One other note I would make about this is that, if I am right, the Court found the law school's claim to epistemic authority strong enough to justify deference in Grutter, but did not find the school districts' claims to epistemic authority strong enough to justify deference in today's cases. But just last week, the Court did defer in a variety of ways to the determinations of public school administrators, in its decision in Morse v. Frederick. What gives?

I am sure much more remains to be said on the impact of today's cases on Grutter. For one thing, Grutter also comes up in a section of Chief Justice Roberts's opinion that is joined only by a plurality of the Court, and Justice Kennedy specifically refuses to join that discussion in his concurring opinion. I do not think that discussion matters to my discussion of Grutter as a First Amendment case, but it might have implications for Grutter in its primary Fourteenth Amendment aspects. Also, I noted above that whether you believe today's decisions damage Grutter may depend on what you think Grutter meant in the first place. After that decision, some commentators argued that Grutter applied naturally across a range of other environments -- public workplaces, lower public schools, and so on. Today's decisions, without definitively answering that question, certainly cast doubt on it. But that was not my impression of Grutter in the first place, so I am not sure that this really counts as evidence that today's decision reduces the footprint of its earlier decision.

In any event, to the extent that Grutter was about the degree to which courts will defer to the expertise of universities as "First Amendment institutions," certainly nothing in today's decision alters or undermines it.

4 Comments:

  • At 2:40 PM, Blogger Sobek said…

    I haven't had a chance to read the opinion yet (and I didn't follow oral arguments, so I haven't decided whether or not I support the holding), but since it looks like piecemeal commentary is acceptable, I'll offer this:

    According to CNN.com, Crystal Meredith sued in Kentucky because her child needed a three hour bus ride to get to school.
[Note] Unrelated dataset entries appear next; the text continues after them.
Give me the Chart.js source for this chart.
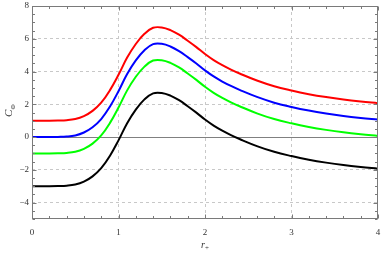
<!DOCTYPE html>
<html>
<head>
<meta charset="utf-8">
<script src="https://cdn.jsdelivr.net/npm/chart.js@4.4.1/dist/chart.umd.min.js"></script>
<style>
    html, body { margin: 0; padding: 0; background: #fff; }
</style>
</head>
<body>
<canvas id="chart" width="382" height="253"></canvas>
<script>
// r_+ sample positions
const rPlus = [0, 0.2, 0.3, 0.4, 0.5, 0.6, 0.7, 0.8, 0.9, 1.0, 1.1, 1.2, 1.3, 1.4, 1.5,
    1.6, 1.7, 1.8, 1.9, 2.0, 2.1, 2.2, 2.3, 2.4, 2.6, 2.8, 3.0, 3.2, 3.4, 3.6, 3.8, 4.0];

const redCurve = [1.0, 1.0, 1.01, 1.03, 1.1, 1.28, 1.6, 2.1, 2.85, 3.8, 4.85, 5.68, 6.3, 6.67, 6.69,
    6.53, 6.25, 5.88, 5.49, 5.07, 4.7, 4.39, 4.12, 3.88, 3.45, 3.1, 2.84, 2.62, 2.44, 2.29, 2.17, 2.07];
const blueCurve = [0.0, 0.0, 0.01, 0.03, 0.1, 0.28, 0.6, 1.1, 1.85, 2.8, 3.85, 4.68, 5.3, 5.67, 5.69,
    5.53, 5.25, 4.88, 4.49, 4.07, 3.7, 3.39, 3.12, 2.88, 2.45, 2.1, 1.84, 1.62, 1.44, 1.29, 1.17, 1.07];
const greenCurve = [-1.0, -1.0, -0.99, -0.97, -0.9, -0.72, -0.4, 0.1, 0.85, 1.8, 2.85, 3.68, 4.3, 4.67, 4.69,
    4.53, 4.25, 3.88, 3.49, 3.07, 2.7, 2.39, 2.12, 1.88, 1.45, 1.1, 0.84, 0.62, 0.44, 0.29, 0.17, 0.07];
const blackCurve = [-3.0, -3.0, -2.99, -2.97, -2.9, -2.72, -2.4, -1.9, -1.15, -0.2, 0.85, 1.68, 2.3, 2.67, 2.69,
    2.53, 2.25, 1.88, 1.49, 1.07, 0.7, 0.39, 0.12, -0.12, -0.55, -0.9, -1.16, -1.38, -1.56, -1.71, -1.83, -1.93];

const xTicks = [0, 1, 2, 3, 4];
const yTicks = [-4, -2, 0, 2, 4, 6, 8];

const FONT = "'Liberation Serif', 'DejaVu Serif', serif";

const toPoints = ys => ys.map((y, i) => ({ x: rPlus[i], y }));

const series = (data, color) => ({
    data: toPoints(data),
    borderColor: color,
    borderWidth: 2,
    pointRadius: 0,
    fill: false,
    tension: 0.4
});

const minus = v => String(v).replace('-', '\u2212');

// frame with inward ticks, zero line and axis titles (Mathematica style)
const framePlugin = {
    id: 'frame',
    beforeDatasetsDraw(chart) {
        const { ctx, chartArea: a, scales: { y } } = chart;
        const y0 = Math.round(y.getPixelForValue(0)) + 0.5;
        ctx.save();
        ctx.strokeStyle = '#808080';
        ctx.lineWidth = 1;
        ctx.beginPath();
        ctx.moveTo(a.left, y0);
        ctx.lineTo(a.right, y0);
        ctx.stroke();
        ctx.restore();
    },
    afterDraw(chart) {
        const { ctx, chartArea: a, scales: { x, y } } = chart;
        ctx.save();
        ctx.strokeStyle = '#7a7a7a';
        ctx.lineWidth = 1;
        const L = Math.round(a.left) + 0.5, R = Math.round(a.right) - 0.5;
        const T = Math.round(a.top) + 0.5, B = Math.round(a.bottom) - 0.5;
        ctx.strokeRect(L, T, R - L, B - T);

        ctx.beginPath();
        for (let k = 0; k <= 20; k++) {
            const v = k * 0.2;
            const len = k % 5 === 0 ? 4 : 2.5;
            const px = Math.round(x.getPixelForValue(v)) + 0.5;
            ctx.moveTo(px, B); ctx.lineTo(px, B - len);
            ctx.moveTo(px, T); ctx.lineTo(px, T + len);
        }
        for (let k = 0; k <= 26; k++) {
            const v = -5 + k * 0.5;
            const len = Number.isInteger(v) && v % 2 === 0 ? 4 : 2.5;
            const py = Math.round(y.getPixelForValue(v)) + 0.5;
            ctx.moveTo(L, py); ctx.lineTo(L + len, py);
            ctx.moveTo(R, py); ctx.lineTo(R - len, py);
        }
        ctx.stroke();

        // axis titles
        ctx.fillStyle = '#333';
        ctx.textBaseline = 'alphabetic';
        ctx.font = `italic 10px ${FONT}`;
        const cx = (a.left + a.right) / 2;
        ctx.fillText('r', cx - 4, 248);
        ctx.font = `7px ${FONT}`;
        ctx.fillText('+', cx, 250);

        ctx.translate(12, 117);
        ctx.rotate(-Math.PI / 2);
        ctx.font = `italic 11px ${FONT}`;
        ctx.fillText('C', 0, 0);
        ctx.font = `7px ${FONT}`;
        ctx.fillText('\u03A6', 7.5, 2.5);
        ctx.restore();
    }
};

new Chart(document.getElementById('chart'), {
    type: 'line',
    data: {
        datasets: [
            series(blackCurve, '#000000'),
            series(greenCurve, '#00ff00'),
            series(blueCurve, '#0000ff'),
            series(redCurve, '#ff0000')
        ]
    },
    options: {
        responsive: false,
        animation: false,
        devicePixelRatio: 1,
        layout: { padding: { left: 0, right: 4, top: 6, bottom: 0 } },
        plugins: {
            legend: { display: false },
            tooltip: { enabled: false }
        },
        scales: {
            x: {
                type: 'linear',
                min: 0,
                max: 4,
                afterBuildTicks: s => { s.ticks = xTicks.map(v => ({ value: v })); },
                afterFit: s => {
                    s.height = 34;
                    s.paddingLeft = 0;
                    s.paddingRight = 0;
                },
                grid: {
                    drawTicks: false,
                    color: c => (c.tick && c.tick.value > 0 && c.tick.value < 4) ? '#c8c8c8' : 'rgba(0,0,0,0)'
                },
                border: { display: false, dash: [3, 3] },
                ticks: {
                    padding: 8,
                    maxRotation: 0,
                    color: '#333',
                    font: { family: FONT, size: 9 },
                    callback: v => minus(v)
                }
            },
            y: {
                min: -5,
                max: 8,
                afterBuildTicks: s => { s.ticks = yTicks.map(v => ({ value: v })); },
                afterFit: s => {
                    s.width = 32;
                    s.paddingTop = 0;
                    s.paddingBottom = 0;
                },
                grid: {
                    drawTicks: false,
                    color: c => (c.tick && c.tick.value !== 0 && c.tick.value < 8) ? '#c8c8c8' : 'rgba(0,0,0,0)'
                },
                border: { display: false, dash: [3, 3] },
                ticks: {
                    padding: 3,
                    color: '#333',
                    font: { family: FONT, size: 9 },
                    callback: v => minus(v)
                }
            }
        }
    },
    plugins: [framePlugin]
});
</script>
</body>
</html>
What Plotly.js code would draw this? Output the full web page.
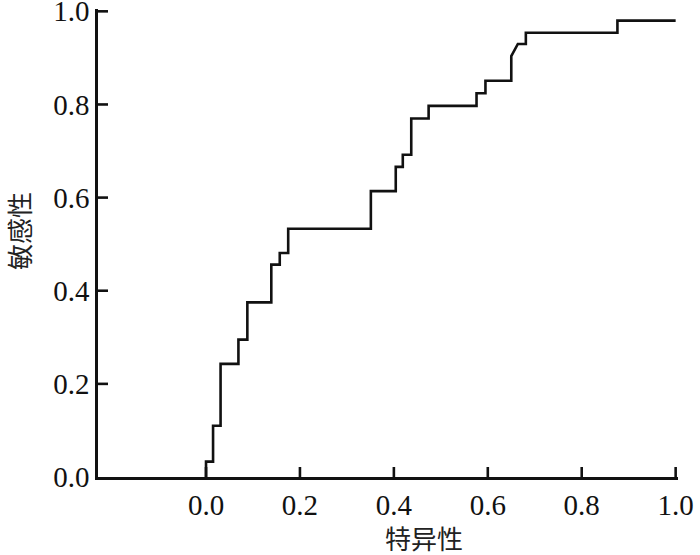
<!DOCTYPE html>
<html>
<head>
<meta charset="utf-8">
<script src="https://cdn.plot.ly/plotly-3.0.1.min.js"></script>
<style>body{margin:0;padding:0;background:#fff}#chart{width:700px;height:555px}</style>
</head>
<body>
<div id="chart"></div>
<script>
// ROC curve vertices (x labelled 特异性, y labelled 敏感性)
const specificity = [0.000, 0.000, 0.015, 0.015, 0.031, 0.031, 0.069, 0.069, 0.088, 0.088,
  0.139, 0.139, 0.157, 0.157, 0.175, 0.175, 0.351, 0.351, 0.404, 0.404, 0.419, 0.419,
  0.437, 0.437, 0.474, 0.474, 0.576, 0.576, 0.595, 0.595, 0.650, 0.650, 0.664, 0.681,
  0.681, 0.876, 0.876, 1.000];
const sensitivity = [0.000, 0.033, 0.033, 0.110, 0.110, 0.243, 0.243, 0.295, 0.295, 0.375,
  0.375, 0.456, 0.456, 0.481, 0.481, 0.533, 0.533, 0.614, 0.614, 0.666, 0.666, 0.692,
  0.692, 0.770, 0.770, 0.797, 0.797, 0.824, 0.824, 0.851, 0.851, 0.904, 0.930, 0.930,
  0.954, 0.954, 0.980, 0.980];
const tickVals = [0, 0.2, 0.4, 0.6, 0.8, 1.0];
const tickText = ['0.0', '0.2', '0.4', '0.6', '0.8', '1.0'];
const xTitle = '特异性';
const yTitle = '敏感性';

const W = 700, H = 555;
const M = {l: 98, r: 22, t: 9, b: 78};
const plotW = W - M.l - M.r, plotH = H - M.t - M.b;
const tickPx = 10;

const cjkFont = {family: 'Noto Sans CJK SC', size: 26, color: '#222'};
const tickStyle = {color: '#111', width: 2.6};

// inward tick marks at the tick values
const tickShapes = [];
tickVals.forEach(v => {
  tickShapes.push({type: 'line', xref: 'x', yref: 'paper',
    x0: v, x1: v, y0: 0, y1: tickPx / plotH, line: tickStyle, layer: 'above'});
  if (v > 0) {
    tickShapes.push({type: 'line', xref: 'paper', yref: 'y',
      x0: 0, x1: tickPx / plotW, y0: v, y1: v, line: tickStyle, layer: 'above'});
  }
});

const layout = {
  width: W, height: H,
  margin: M,
  font: {family: 'Liberation Serif', size: 29, color: '#111'},
  showlegend: false,
  xaxis: {
    range: [-0.23, 1.005], showgrid: false, zeroline: false,
    showline: true, linecolor: '#111', linewidth: 2.5,
    ticks: '', tickvals: tickVals, ticktext: tickText, ticklabeloverflow: 'allow'
  },
  yaxis: {
    range: [0, 1.005], showgrid: false, zeroline: false,
    showline: true, linecolor: '#111', linewidth: 2.5,
    ticks: '', tickvals: tickVals, ticktext: tickText, ticklabeloverflow: 'allow'
  },
  shapes: tickShapes,
  annotations: [
    {text: xTitle, xref: 'paper', yref: 'paper', x: (424 - M.l) / plotW, y: -(537 - 477) / plotH,
     xanchor: 'center', yanchor: 'middle', showarrow: false, font: cjkFont},
    {text: yTitle, xref: 'paper', yref: 'paper', x: -(M.l - 18) / plotW, y: (477 - 231) / plotH,
     xanchor: 'center', yanchor: 'middle', showarrow: false, font: cjkFont, textangle: -90}
  ]
};

Plotly.newPlot('chart', [{
  x: specificity, y: sensitivity, type: 'scatter', mode: 'lines',
  line: {color: '#111', width: 2.6}, hoverinfo: 'skip'
}], layout, {displayModeBar: false});
</script>
</body>
</html>
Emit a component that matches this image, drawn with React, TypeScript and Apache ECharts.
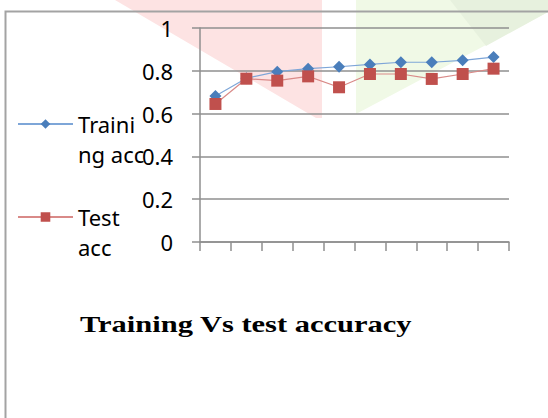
import React, { useEffect, useRef } from "react";
import * as echarts from "echarts";

const categories = ["1", "2", "3", "4", "5", "6", "7", "8", "9", "10"];
const trainingAcc = [0.682, 0.765, 0.796, 0.81, 0.819, 0.83, 0.84, 0.84, 0.849, 0.864];
const testAcc = [0.645, 0.763, 0.754, 0.774, 0.723, 0.785, 0.785, 0.762, 0.785, 0.81];
const seriesNames = ["Training acc", "Test acc"];
const legendLabels = ["\nTraini\nng acc", "\nTest\nacc"];
const titleText = "Training Vs test accuracy";

const SANS = "Noto Sans";
const GRIDC = "#8f8f8f";

export default function App() {
  const ref = useRef<HTMLDivElement>(null);
  useEffect(() => {
    if (!ref.current) return;
    const chart = echarts.init(ref.current, undefined, { renderer: "svg" });
    const legendCommon = {
      orient: "vertical" as const,
      itemWidth: 55,
      itemHeight: 12,
      itemGap: 0,
      padding: 0,
      textStyle: {
        fontFamily: SANS,
        fontSize: 22,
        color: "#000",
        lineHeight: 30,
      },
    };
    chart.setOption({
      animation: false,
      backgroundColor: "#fff",
      graphic: [
        {
          type: "polygon",
          z: -10,
          silent: true,
          shape: { points: [[115, 0], [322, 0], [322, 118], [316, 118]] },
          style: { fill: "#fde3e3" },
        },
        {
          type: "polygon",
          z: -10,
          silent: true,
          shape: { points: [[356, 0], [548, 0], [548, 12], [356, 114]] },
          style: { fill: "#f0f9e6" },
        },
        {
          type: "polygon",
          z: -9,
          silent: true,
          shape: { points: [[450, 0], [548, 0], [548, 12], [486, 46]] },
          style: { fill: "#e7f1de" },
        },
        {
          type: "polyline",
          z: 5,
          silent: true,
          shape: { points: [[5.5, 420], [5.5, 11.5], [550, 11.5]] },
          style: { stroke: "#a3a3a3", lineWidth: 2, fill: null },
        },
        {
          type: "text",
          x: 80,
          y: 312,
          scaleX: 1.27,
          silent: true,
          style: {
            text: titleText,
            fontFamily: "Liberation Serif",
            fontWeight: "bold",
            fontSize: 24,
            fill: "#000",
            verticalAlign: "top",
          },
        },
      ],
      legend: [
        { ...legendCommon, data: [seriesNames[0]], left: 17, top: 79, formatter: () => legendLabels[0] },
        { ...legendCommon, data: [seriesNames[1]], left: 17, top: 172, formatter: () => legendLabels[1] },
      ],
      grid: { left: 200, right: 39, top: 28, bottom: 176, containLabel: false },
      xAxis: {
        type: "category",
        data: categories,
        boundaryGap: true,
        axisLine: { lineStyle: { color: GRIDC, width: 1.5 } },
        axisTick: { show: true, length: 9, interval: 0, lineStyle: { color: GRIDC, width: 1.5 } },
        axisLabel: { show: false },
        splitLine: { show: false },
      },
      yAxis: {
        type: "value",
        min: 0,
        max: 1,
        interval: 0.2,
        axisLine: { show: true, lineStyle: { color: GRIDC, width: 1.5 } },
        axisTick: { show: true, length: 8, lineStyle: { color: GRIDC, width: 1.5 } },
        axisLabel: { margin: 27, fontFamily: SANS, fontSize: 22, color: "#000" },
        splitLine: { show: true, lineStyle: { color: GRIDC, width: 1.5 } },
      },
      series: [
        {
          name: seriesNames[0],
          type: "line",
          data: trainingAcc,
          symbol: "diamond",
          symbolSize: [12, 12],
          itemStyle: { color: "#4a7ebb" },
          lineStyle: { color: "#7ea6d8", width: 1.2 },
          z: 3,
        },
        {
          name: seriesNames[1],
          type: "line",
          data: testAcc,
          symbol: "rect",
          symbolSize: 12,
          itemStyle: { color: "#c0504d" },
          lineStyle: { color: "#d98a88", width: 1.2 },
          z: 4,
        },
      ],
    });
    return () => chart.dispose();
  }, []);
  return (
    <div
      ref={ref}
      style={{ position: "fixed", left: 0, top: 0, width: 548, height: 418 }}
    />
  );
}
Regardless of the merits or demerits of voluntary integration plans, Kentucky's plan was badly flawed.

     
  • At 9:32 PM, Blogger Mortimer Brezny said…

    Is there anyone here who can refute the historical description of the relevant precedent in Justice Stevens' dissent? (And, don't bring up Justice Thomas's concurrence, because that was aimed at Justice Breyer and ignored Justice Stevens.) Anyone care to explain why Justice Rehnquist would -- based on, say, the Civil Rights Act of 1964 -- overturn a 1967 decision he affirmed in 1978 on the basis of the 14th Amendment? Is there any way -- based on the specifically applicable precedent that Justice Stevens cites in his dissent -- that CJ Roberts' plurality is not raw judicial activism? I like Roberts, but this looks pretty bad.

     
  • At 10:02 PM, Blogger egarber said…

    I read the Roberts opinion, and my general takeaway is that the plurality at least (not sure how much Kennedy confirms or negates this) basically thought Grutter wasn't at play, for two reasons:

    1. Grutter approved race as a legitimate factor only in the context of higher university learning.

    2. Race was a mere single factor among many in assessing individual merit for enrollment -- i.e., it wasn't singularly decisive.

    In fact, in a way, I think Roberts reinforced Grutter, in that I'm almost positive he cited its finding that "racial balance" as a goal was an affront to the constitution. In other words, if he cites it as guiding precedent, that has to be good news for Grutter supporters, no?

    Also, though the plurality was careful not to expand Grutter beyond the context of higher education, at the same time it didn't specifically declare that as a limit. That tells me Roberts didn't want to engage in dicta for one; it also tells me that an elementary school policy that utilizes race as one factor in a holistic exercise to weigh an individual's qualifications might survive scrutiny by this court.

    Of course, I also think the Atlanta Hawks may have finally drafted some good long-term talent (I live in the ATL) So what do I know :)

     
  • At 10:08 PM, Blogger egarber said…

    To my post above, I should say an elementary, middle, or high school policy might survive scrutiny.